The lady's marriage is seldom felt to be an insuperable barrier to love, though it is effective in removing her to a suitable distance for idealization. The poet's worship is so supersensual as to be inoffensive. To confine ourselves to poetic dramas treating historical poets,—Beatrice,[Footnote: G. L. Raymond's and S. K. Wiley's dramas, Dante, and Dante and Beatrice.] Laura, [Footnote: Cale Young Rice, A Night in Avignon.] Vittoria Colonna, [Footnote: Longfellow, Michael Angelo.] and Alison [Footnote: Peabody, Marlowe.] are all married to one man while inspiring another.

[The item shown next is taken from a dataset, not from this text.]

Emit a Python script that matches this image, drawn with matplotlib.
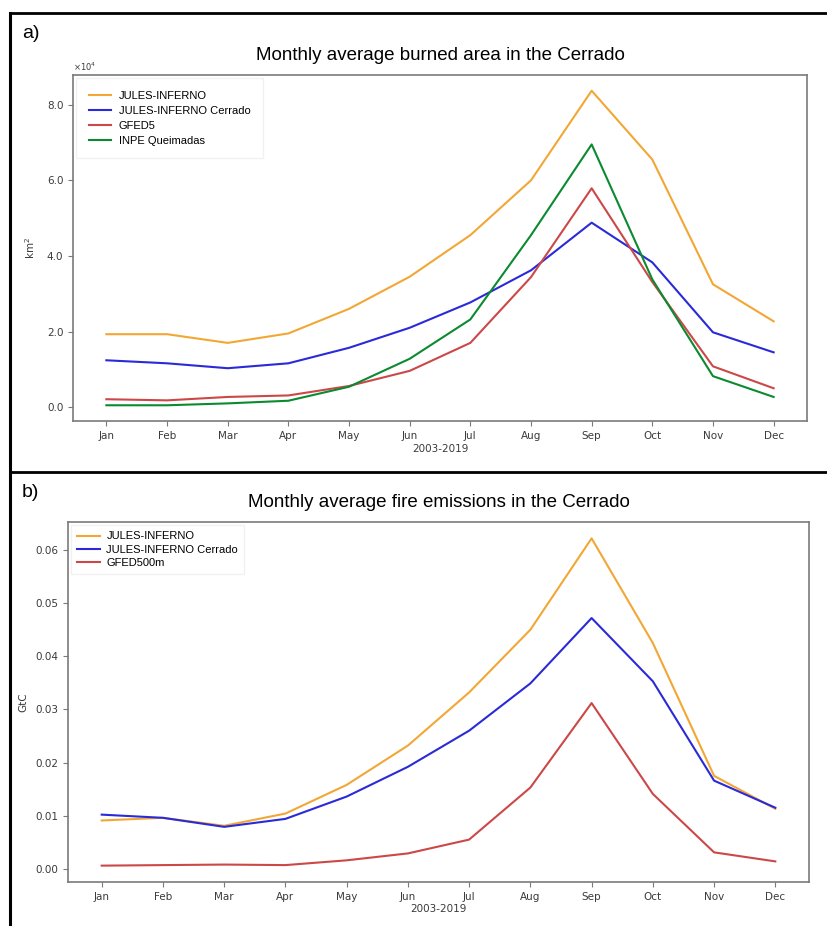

A characteristic autobiographical love poem of this type, is that of Francis Thompson, who asserts the ideality of the poet's affection in his reference to
This soul which on thy soul is laid,
As maid's breast upon breast of maid.
[Footnote: See also Ad Amicam, Her Portrait, Manus Animon Pinxit.]
There is no other barrier that so elevates love as does death.
Translation of love into Platonic idealism is then almost inevitable.
Alexander Smith describes the change accomplished by the death of the
poet's sweetheart:
Two passions dwelt at once within his soul,
Like eve and sunset dwelling in one sky.
And as the sunset dies along the west,
Eve higher lifts her front of trembling stars
Till she is seated in the middle sky,
So gradual one passion slowly died
And from its death the other drew fresh life,
Until 'twas seated in the soul alone,
The dead was love, the living, poetry.
The mystic merging of Beatrice into ideal beauty is, of course, mentioned often in nineteenth century poetry, most sympathetically, perhaps, by Rossetti. [Footnote: See On the Vita Nuova of Dante; also Dante at Verona.] Much the same kind of translation is described in Vane's Story, by James Thomson, B.V., which appears to be a sort of mystic autobiography.
The ascent in love for beauty, as Plato describes it, [Footnote: Symposium.] might be expected to mark at every step an increase of poetic power, as it leads one from the individual beauties of sense to absolute, supersensual beauty. But it is extremely doubtful if this increase in poetic power is achieved when our poets try to take the last step, and rely for their inspiration upon a lover's passion for disembodied, purely ideal beauty. The lyric power of such love has, indeed, been celebrated by a recent poet. George Edward Woodberry, in his sonnet sequence, Ideal Passion, thus exalts his mistress, the abstract idea of beauty, above the loves of other poets:
Dante and Petrarch all unenvied go
From star to star, upward, all heavens above,
The grave forgot, forgot the human woe.
Though glorified, their love was human love,
One unto one; a greater love I know.
But very few of our poets have felt their genius burning at its brightest when they have eschewed the sensuous embodiment of their love.
Plato might point out that he intended his theory of progression in love as a description of the development of the philosopher, not of the poet, who, as a base imitator of sense, has not a pure enough soul to soar very high away from it. But our writers have been able partially to vindicate poets by pointing out that Dante was able to travel the whole way toward absolute beauty, and to sublimate his perceptions to supersensual fineness without losing their poetic tone. Nineteenth and twentieth century writers may modestly assert that it is the fault of their inadequacy to represent poetry, and not a fault in the poetic character as such, that accounts for the tameness of their most idealistic verse.